On Monday, New York Giants kicker Josh Brown was suspended by the NFL for the first game of the season pursuant to the league’s personal conduct policy.
Brown’s suspension is linked to his domestic violence arrest in May, 2015, after he allegedly attacked his ex-wife at their home in Washington state. According to his ex-wife Molly Brown’s statement, taken on the day of that arrest, her husband had been violent toward her on over 20 different occasions. The NFL investigated Brown for 10 months before concluding their inquiry last Friday. Molly Brown did not cooperate with the NFL investigation.
Molly Brown accused the kicker of — amongst other things — threatening to kill her, violently throwing her on the floor while pregnant, and kicking a door off it’s hinges and into her teenage son. According to ESPN, Ms. Brown also alleged that the Giants were complicit in silencing one of the couple’s landlords, who was attempting to extort them based off of Brown’s proclivity for beating his wife.
According to the NFL, the inability to corroborate Molly Brown’s claims is the reason why Brown is not being suspended for a longer length of time. On Wednesday, Giants owner John Mara supported this stance: “A lot of times, there’s a tendency to try to make these cases black and white…. There are allegations made, you try to sort through the facts and try to make an informed decision. That’s what we did here.”

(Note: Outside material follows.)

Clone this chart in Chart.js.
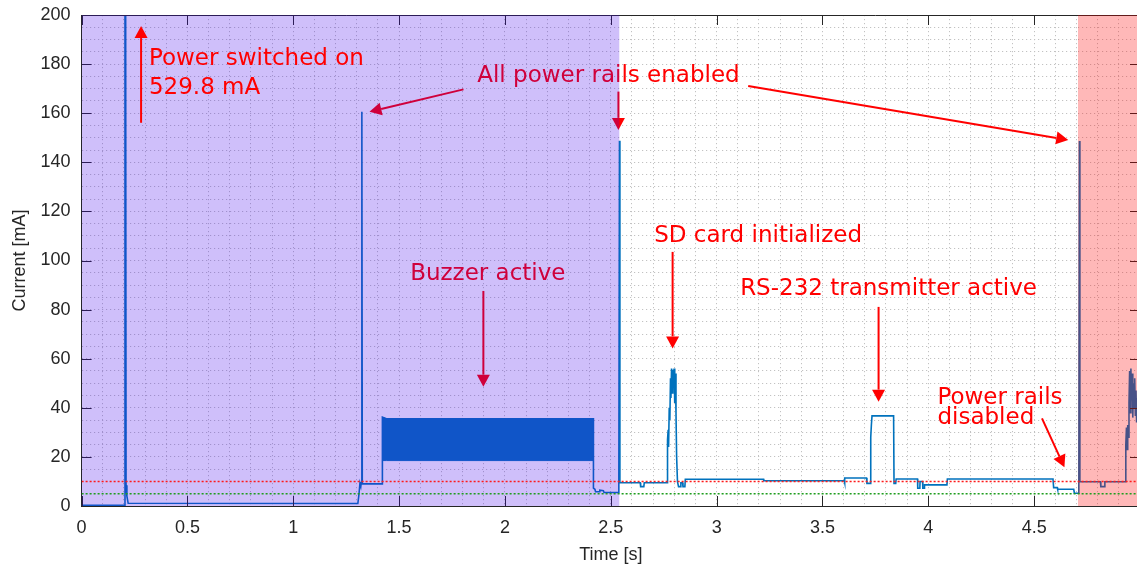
<!DOCTYPE html>
<html lang="en">
<head>
<meta charset="UTF-8">
<title>current trace</title>
<script src="https://cdn.jsdelivr.net/npm/chart.js"></script>
<style>
  body { margin: 0; overflow: hidden; background: #fff; }
</style>
</head>
<body>
<canvas id="canvas" width="1151" height="567"></canvas>
<script>
// measured current trace (time in s, current in mA)
const timeS = [
  0, 0.204, 0.205, 0.210, 0.214, 0.220, 1.305, 1.310, 1.315, 1.319, 1.321, 1.324, 1.326,
  1.421, 1.421, 1.440, 2.418, 2.418, 2.425, 2.428, 2.445, 2.448, 2.465, 2.468, 2.536,
  2.538, 2.541, 2.543, 2.639, 2.641, 2.656, 2.658, 2.766,
  2.768, 2.771, 2.773, 2.776, 2.779, 2.782, 2.784, 2.787, 2.790, 2.793, 2.796, 2.799,
  2.802, 2.805, 2.808, 2.811, 2.815,
  2.820, 2.829, 2.831, 2.839, 2.841, 2.850, 2.852, 3.222, 3.223, 3.603, 3.604, 3.606,
  3.708, 3.710, 3.726, 3.728, 3.731, 3.734, 3.836, 3.838, 3.846, 3.848, 3.949, 3.950,
  3.960, 3.961, 3.973, 3.974, 3.980, 3.982, 4.088, 4.090, 4.589, 4.592, 4.609, 4.611,
  4.687, 4.690, 4.711, 4.714, 4.716, 4.813, 4.815, 4.832, 4.834, 4.931,
  4.933, 4.936, 4.939, 4.942, 4.945, 4.948, 4.951, 4.954, 4.957, 4.960, 4.963, 4.966,
  4.969, 4.972, 4.975, 4.978, 4.981, 4.984, 4.987, 4.990, 4.994, 5.000
];
const currentMA = [
  0.3, 0.3, 529.8, 8.5, 4, 1.1, 1.0, 4.5, 9.3, 8.0, 9.5, 160.6, 9.0,
  9.0, 36.2, 35.5, 35.5, 7.3, 6.8, 5.8, 5.8, 6.4, 6.2, 5.5, 5.5,
  8.5, 148.8, 9.5, 9.5, 7.9, 7.9, 9.5, 9.5,
  27, 31, 24, 40, 35, 52, 44, 56, 46, 55.5, 49, 56,
  42, 54, 38, 20, 9.9,
  7.9, 7.9, 9.5, 9.5, 7.9, 7.9, 10.9, 10.9, 10.3, 10.3, 9.5, 11.4,
  11.4, 9.2, 9.2, 28, 33, 36.7, 36.7, 9.2, 9.2, 11.0, 11.0, 7.2,
  7.2, 10.0, 10.0, 7.2, 7.2, 8.6, 8.6, 11.0, 11.0, 7.5, 7.5, 6.8,
  6.8, 5.2, 5.2, 148.7, 9.9, 9.9, 7.9, 7.9, 9.9, 9.9,
  25, 32, 23, 33, 28, 42, 55, 38, 56, 43, 54, 36,
  50, 40, 52, 37, 47, 34, 44, 32, 40, 36
];

// buzzer square wave envelope
const buzzerT = [1.421, 1.440, 2.418];
const buzzerHigh = [36.2, 35.5, 35.5];
const buzzerLow = [18.5, 18.5, 18.5];

// reference levels
const limitT = [0, 5];
const upperLimit = [10, 10];
const lowerLimit = [5, 5];

// shaded phases
const bootSpan = [0, 2.540];
const offSpan = [4.707, 5];

const xLabels = [0, 0.5, 1, 1.5, 2, 2.5, 3, 3.5, 4, 4.5];
const yLabels = [0, 20, 40, 60, 80, 100, 120, 140, 160, 180, 200];

// annotations: text lines and arrows in data units
const notesUnder = [
  { text: 'All power rails enabled', t: 1.869, mA: 172.7 },
  { text: 'Buzzer active', t: 1.552, mA: 92.1 }
];
const arrowsUnder = [
  [1.804, 169.7, 1.360, 160.6],
  [2.536, 168.8, 2.536, 153.2],
  [3.149, 171.1, 4.661, 149.1],
  [1.898, 87.6, 1.898, 48.6]
];
const notesOver = [
  { text: 'Power switched on', t: 0.318, mA: 179.6 },
  { text: '529.8 mA', t: 0.318, mA: 167.8 },
  { text: 'SD card initialized', t: 2.705, mA: 107.5 },
  { text: 'RS-232 transmitter active', t: 3.111, mA: 85.9 },
  { text: 'Power rails', t: 4.043, mA: 41.4 },
  { text: 'disabled', t: 4.043, mA: 33.2 }
];
const arrowsOver = [
  [0.281, 156.1, 0.281, 195.5],
  [2.792, 103.5, 2.792, 64.2],
  [3.765, 81.1, 3.765, 42.5],
  [4.537, 35.7, 4.643, 15.8]
];

const pts = (xs, ys) => xs.map((v, i) => ({ x: v, y: ys[i] }));

function arrow(ctx, x1, y1, x2, y2) {
  const ang = Math.atan2(y2 - y1, x2 - x1), L = 12, W = 6.5;
  const bx = x2 - L * Math.cos(ang), by = y2 - L * Math.sin(ang);
  ctx.beginPath(); ctx.moveTo(x1, y1); ctx.lineTo(bx, by); ctx.stroke();
  ctx.beginPath(); ctx.moveTo(x2, y2);
  ctx.lineTo(bx + W * Math.sin(ang), by - W * Math.cos(ang));
  ctx.lineTo(bx - W * Math.sin(ang), by + W * Math.cos(ang));
  ctx.closePath(); ctx.fill();
}

function drawNotes(chart, notes, arrows) {
  const { ctx, scales: { x, y } } = chart;
  ctx.save();
  ctx.fillStyle = '#ff0000';
  ctx.strokeStyle = '#ff0000';
  ctx.lineWidth = 2;
  ctx.font = '23px "DejaVu Sans"';
  ctx.textBaseline = 'alphabetic';
  notes.forEach(n => ctx.fillText(n.text, x.getPixelForValue(n.t), y.getPixelForValue(n.mA)));
  arrows.forEach(a => arrow(ctx, x.getPixelForValue(a[0]), y.getPixelForValue(a[1]),
    x.getPixelForValue(a[2]), y.getPixelForValue(a[3])));
  ctx.restore();
}

const shading = {
  id: 'shading',
  afterDatasetDraw(chart, args) {
    if (args.index !== 2) return;
    const { ctx, chartArea: a, scales: { x, y } } = chart;
    // frame and inward ticks
    ctx.save();
    ctx.strokeStyle = '#262626';
    ctx.lineWidth = 1;
    ctx.beginPath();
    ctx.moveTo(a.left, a.top + 0.5); ctx.lineTo(a.right, a.top + 0.5);
    ctx.moveTo(a.right - 0.5, a.top); ctx.lineTo(a.right - 0.5, a.bottom);
    for (let i = 0; i <= 10; i++) {
      const px = Math.round(x.getPixelForValue(i / 2)) + 0.5;
      ctx.moveTo(px, a.bottom); ctx.lineTo(px, a.bottom - 10);
      ctx.moveTo(px, a.top); ctx.lineTo(px, a.top + 10);
    }
    yLabels.forEach(v => {
      const py = Math.round(y.getPixelForValue(v)) + 0.5;
      ctx.moveTo(a.left, py); ctx.lineTo(a.left + 10, py);
      ctx.moveTo(a.right, py); ctx.lineTo(a.right - 10, py);
    });
    ctx.stroke();
    ctx.restore();

    drawNotes(chart, notesUnder, arrowsUnder);

    ctx.save();
    ctx.beginPath();
    ctx.rect(a.left, a.top, a.right - a.left, a.bottom - a.top);
    ctx.clip();
    const x0 = x.getPixelForValue(bootSpan[0]), x1 = x.getPixelForValue(bootSpan[1]);
    ctx.fillStyle = 'rgba(63, 0, 236, 0.25)';
    ctx.fillRect(x0, a.top, x1 - x0, a.bottom - a.top);
    const x2 = x.getPixelForValue(offSpan[0]), x3 = x.getPixelForValue(offSpan[1]);
    ctx.fillStyle = 'rgba(255, 0, 0, 0.28)';
    ctx.fillRect(x2, a.top, x3 - x2, a.bottom - a.top);
    ctx.restore();
  },
  afterDatasetsDraw(chart) {
    drawNotes(chart, notesOver, arrowsOver);
  }
};

const tickFont = { family: '"Liberation Sans", Arial, sans-serif', size: 18 };
const yTickFont = { family: '"Liberation Sans", Arial, sans-serif', size: 18, lineHeight: 0.4 };
const ink = '#262626';
const gridInk = '#c2c2c2';

new Chart(document.getElementById('canvas'), {
  type: 'line',
  data: {
    datasets: [
      { data: pts(buzzerT, buzzerLow), borderColor: '#0072bd', borderWidth: 1, pointRadius: 0, fill: false, order: 4 },
      { data: pts(buzzerT, buzzerHigh), borderColor: '#0072bd', borderWidth: 1, backgroundColor: '#0072bd', pointRadius: 0, fill: '-1', order: 3 },
      { data: pts(timeS, currentMA), borderColor: '#0072bd', borderWidth: 1.6, pointRadius: 0, fill: false, tension: 0, order: 2 },
      { data: pts(limitT, upperLimit), borderColor: '#ff1a1a', borderWidth: 1.5, borderDash: [2, 2], pointRadius: 0, fill: false, order: 1 },
      { data: pts(limitT, lowerLimit), borderColor: '#1e9e1e', borderWidth: 1.5, borderDash: [2, 2], pointRadius: 0, fill: false, order: 1 }
    ]
  },
  options: {
    responsive: false,
    animation: false,
    layout: { padding: { top: 15, right: 0, bottom: 0, left: 0 } },
    plugins: { legend: { display: false }, tooltip: { enabled: false } },
    scales: {
      x: {
        type: 'linear', min: 0, max: 5,
        afterBuildTicks: s => {
          const t = [];
          for (let i = 0; i <= 50; i++) t.push({ value: i / 10 });
          s.ticks = t;
        },
        afterFit: s => { s.height = 61; },
        ticks: {
          autoSkip: false, maxRotation: 0, padding: 11, color: ink, font: tickFont,
          callback: v => xLabels.includes(Math.round(v * 10) / 10) ? String(Math.round(v * 10) / 10) : ''
        },
        grid: { color: gridInk, lineWidth: 1, drawTicks: false },
        border: { display: true, color: ink, width: 1, dash: [1.2, 2.8] },
        title: { display: true, text: 'Time [s]', color: ink, font: tickFont, padding: { top: 0, bottom: 1 } }
      },
      y: {
        min: 0, max: 200,
        afterBuildTicks: s => {
          const t = [];
          for (let i = 0; i <= 40; i++) t.push({ value: i * 5 });
          s.ticks = t;
        },
        afterFit: s => { s.width = 81.6; },
        ticks: {
          autoSkip: false, padding: 11, color: ink, font: yTickFont,
          callback: v => yLabels.includes(v) ? String(v) : ''
        },
        grid: { color: gridInk, lineWidth: 1, drawTicks: false },
        border: { display: true, color: ink, width: 1, dash: [1.2, 2.8] },
        title: { display: true, text: 'Current [mA]', color: ink, font: tickFont, padding: { top: 9, bottom: 0 } }
      }
    }
  },
  plugins: [shading]
});
</script>
</body>
</html>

Consistent with Mara’s statement, the NFL stated the following:
Over the course of the 10-month investigation, we also made numerous requests— as late as this spring— to local law enforcement officers for information on the case and previous allegations. They declined those requests for information. As a result of these factors, our investigators had insufficient information to corroborate prior allegations…. The NFL, therefore, made a decision based on evidentiary findings around this one incident.
The NFL’s new personal conduct policy, drafted in the wake of the NFL’s admittedly poor handling of the Ray Rice domestic violence case, calls for a baseline suspension of six games for domestic violence. The policy provides that the NFL can give out a shorter suspension if it finds mitigating circumstances.
So, despite numerous incident reports, a protective order filed against Brown, and the aforementioned extortion fiasco, the NFL felt that the lack of evidence warranted a suspension significantly shorter than the baseline six-game suspension. This is difficult to square with other cases given the NFL’s willingness to suspend players for longer with less evidence (see Deflategate).
Given the media backlash on Brown’s light suspension, is it possible that the NFL could extend Brown’s suspension?
As an initial matter, anything is possible under the NFL’s current regime, and we have seen discipline altered based on public pressure. But the question of whether or not an additional suspension would hold up on appeal takes us back to the Ray Rice case. In 2014, Rice, then a Baltimore Raven, was suspended by the NFL for his role in a well-publicized domestic violence incident. Initially, Rice was banned for two games pursuant to the league’s Personal Conduct Policy. However, after a TMZ released a second video showing Rice strike his wife in the case, the NFL changed course and suspended Rice indefinitely.
Rice appealed the NFL’s decision to impose additional discipline. At arbitration, NFL Commissioner Roger Goodell claimed that he had not seen the video. Rice, in response, posited that whether or not Goodell had seen the video made no difference. Although extremely disturbing, the existence of the video was merely another vehicle of communicating the same details that Rice had provided to Goodell when he met with him to discuss the incident, not additional evidence proving an additional wrongdoing.
Ultimately, the arbitrator sided with Rice and vacated the indefinite suspension:
I do not doubt that viewing the video in September evoked horror in Commissioner Goodell as it did with the public. But this does not change the fact that Rice did not lie or mislead the NFL at the June 16 meeting.
Thus the arbitration held that Goodell, even while invoking his almighty Article 46 “conduct detrimental” power, cannot impose a second round of discipline for the same conduct.
That brings us back to Josh Brown. As it stands, even though nearly everyone agrees that Brown’s one game suspension is woefully inadequate, assuming that no new evidence is introduced, the NFL cannot increase Brown’s suspension.
However, a more interesting scenario arises if more evidence were to come to light. For example, what if the media frenzy convinces Molly Brown to change course and speak with the NFL? What if TMZ or another media outlet uncovers a video or evidence of another incident? This additional evidence could open the door for Goodell to revisit the Brown suspension and would potentially not be in conflict with the arbitrator’s ruling in the Rice case. Regardless of how the NFL may rule (or attempt to re-rule) in this case, Josh Brown’s treatment of his wife is unbecoming of any human and undermines the NFL’s handling of domestic violence cases post-Ray Rice.